● **Exercise directions**: Among the lines below, count those with "this". Give the total alone.

● **Provided material**:
>> START
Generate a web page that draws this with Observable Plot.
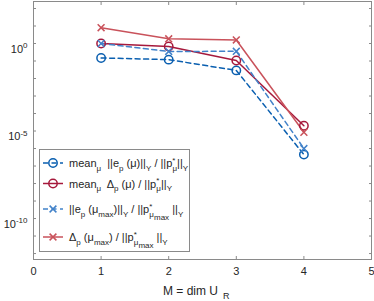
<!DOCTYPE html>
<html><head><meta charset="utf-8">
<script src="https://cdn.jsdelivr.net/npm/d3@7"></script>
<script src="https://cdn.jsdelivr.net/npm/@observablehq/plot@0.6"></script>
<style>body{margin:0;background:#fff} svg{display:block}</style>
</head><body><div id="chart"></div>
<script>
// ---- data ----
const M = [1, 2, 3, 4];
const meanErr = [0.15, 0.12, 0.029, 4.5e-7];   // mean_mu ||e_p(mu)||_Y / ||p*_mu||_Y
const meanEst = [1.0, 0.68, 0.107, 2.0e-5];    // mean_mu Delta_p(mu) / ||p*_mu||_Y
const maxErr  = [1.0, 0.35, 0.36, 1.0e-6];    // ||e_p(mu_max)||_Y / ||p*_mu_max||_Y
const maxEst  = [8.0, 1.86, 1.6, 8.5e-6];     // Delta_p(mu_max) / ||p*_mu_max||_Y
const xTicks = [0, 1, 2, 3, 4, 5];
const yLabelTicks = [1e0, 1e-5, 1e-10];
const yMinorTicks = [1e2, 1e1, 1e0, 1e-1, 1e-2, 1e-3, 1e-4, 1e-5, 1e-6, 1e-7, 1e-8, 1e-9, 1e-10, 1e-11, 1e-12];
const xLabel = "M = dim U";
const xLabelSub = "R";

const series = [
  {key: "meanErr", values: meanErr, color: "#0a5fb0", dash: "5,3.5", symbol: "circle",
   label: [["mean",0],["μ",1],["  ||e",0],["p",1],[" (μ)||",0],["Y",1],[" / ||p",0],["*",-1],["μ",1,-3],["||",0],["Y",1]]},
  {key: "meanEst", values: meanEst, color: "#a6193c", dash: null, symbol: "circle",
   label: [["mean",0],["μ",1],["  Δ",0],["p",1],[" (μ) / ||p",0],["*",-1],["μ",1,-3],["||",0],["Y",1]]},
  {key: "maxErr", values: maxErr, color: "#4282c9", dash: "5,3.5", symbol: "times",
   label: [["||e",0],["p",1],[" (μ",0],["max",1],[")||",0],["Y",1],[" / ||p",0],["*",-1],["μ",1,-3],["max",2],[" ||",0],["Y",1]]},
  {key: "maxEst", values: maxEst, color: "#c9525b", dash: null, symbol: "times",
   label: [["Δ",0],["p",1],[" (μ",0],["max",1],[") / ||p",0],["*",-1],["μ",1,-3],["max",2],[" ||",0],["Y",1]]}
];

const rows = series.flatMap(s => M.map((m, i) => ({key: s.key, M: m, v: s.values[i]})));
const frameColor = "#8a8a8a";
const textColor = "#262626";
const font = "Liberation Sans, Arial, Helvetica, sans-serif";

const marks = [Plot.frame({stroke: frameColor})];
for (const s of series) {
  const d = rows.filter(r => r.key === s.key);
  marks.push(Plot.line(d, {x: "M", y: "v", stroke: s.color, strokeWidth: 1.5, strokeDasharray: s.dash}));
}
for (const s of series) {
  const d = rows.filter(r => r.key === s.key);
  marks.push(Plot.dot(d, {x: "M", y: "v", stroke: s.color, strokeWidth: 1.5, fill: "none",
    symbol: s.symbol, r: s.symbol === "circle" ? 4.2 : 3.2}));
}
marks.push(
  Plot.axisY({anchor: "left", ticks: yMinorTicks, tickSize: -3, fill: "none", label: null, stroke: frameColor}),
  Plot.axisY({anchor: "right", ticks: yMinorTicks, tickSize: -3, fill: "none", label: null, stroke: frameColor}),
  Plot.axisY({anchor: "left", ticks: yLabelTicks, tickSize: 0, tickPadding: 6, label: null, fontSize: 11,
    fill: textColor, tickFormat: d => String(Math.round(Math.log10(d)))}),
  Plot.axisX({anchor: "bottom", ticks: xTicks, tickSize: -3, fill: "none", label: null, stroke: frameColor}),
  Plot.axisX({anchor: "top", ticks: xTicks, tickSize: -3, fill: "none", label: null, stroke: frameColor}),
  Plot.axisX({anchor: "bottom", ticks: xTicks, tickSize: 0, tickPadding: 8, label: null, fontSize: 11,
    fill: textColor, tickFormat: d => String(d)})
);

const chart = Plot.plot({
  width: 374, height: 301,
  marginLeft: 33, marginRight: 3, marginTop: 1, marginBottom: 42,
  style: {fontFamily: font, background: "#fff", color: textColor},
  x: {domain: [0, 5]},
  y: {type: "log", domain: [Math.pow(10, -12.34), Math.pow(10, 2.4)]},
  marks
});
document.getElementById("chart").appendChild(chart);

const svg = d3.select(chart);

// superscript y tick labels: 10^k
svg.selectAll('g[aria-label="y-axis tick label"] text').each(function() {
  const t = d3.select(this);
  const e = t.text();
  t.text(null).attr("dy", "0.5em");
  t.append("tspan").text("10");
  t.append("tspan").attr("dy", "-0.55em").attr("font-size", "8px").text(e);
});

// legend
const lg = svg.append("g").attr("font-family", font).attr("fill", textColor).attr("text-anchor", "start");
lg.append("rect").attr("x", 39.5).attr("y", 149.5).attr("width", 150).attr("height", 102)
  .attr("fill", "#fff").attr("stroke", frameColor);
const rowY = [163, 183.5, 209, 237];
const offs = {"-1": -4.5, "0": 0, "1": 3.5, "2": 7};
series.forEach((s, i) => {
  const y = rowY[i];
  lg.append("line").attr("x1", 43).attr("x2", 63).attr("y1", y).attr("y2", y)
    .attr("stroke", s.color).attr("stroke-width", 1.5).attr("stroke-dasharray", s.dash);
  if (s.symbol === "circle") {
    lg.append("circle").attr("cx", 53).attr("cy", y).attr("r", 4.2)
      .attr("fill", "none").attr("stroke", s.color).attr("stroke-width", 1.5);
  } else {
    lg.append("path").attr("d", `M49.6,${y-3.4}L56.4,${y+3.4}M49.6,${y+3.4}L56.4,${y-3.4}`)
      .attr("stroke", s.color).attr("stroke-width", 1.5).attr("fill", "none");
  }
  const txt = lg.append("text").attr("x", 69).attr("y", y + 4).attr("font-size", 11)
    .attr("text-anchor", "start").attr("xml:space", "preserve").style("white-space", "pre");
  let cur = 0;
  for (const [str, lvl, dx] of s.label) {
    const target = offs[String(lvl)];
    const ts = txt.append("tspan").attr("dy", target - cur).text(str);
    if (lvl !== 0) ts.attr("font-size", 8);
    if (dx) ts.attr("dx", dx);
    cur = target;
  }
});

// x label with subscript
const xl = svg.append("text").attr("x", 163).attr("y", 295).attr("font-family", font)
  .attr("font-size", 12).attr("fill", textColor).attr("text-anchor", "start");
xl.append("tspan").text(xLabel);
xl.append("tspan").attr("dx", 5).attr("dy", 4).attr("font-size", 9).text(xLabelSub);
</script>
</body></html>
>> END
● **Written reply**: 2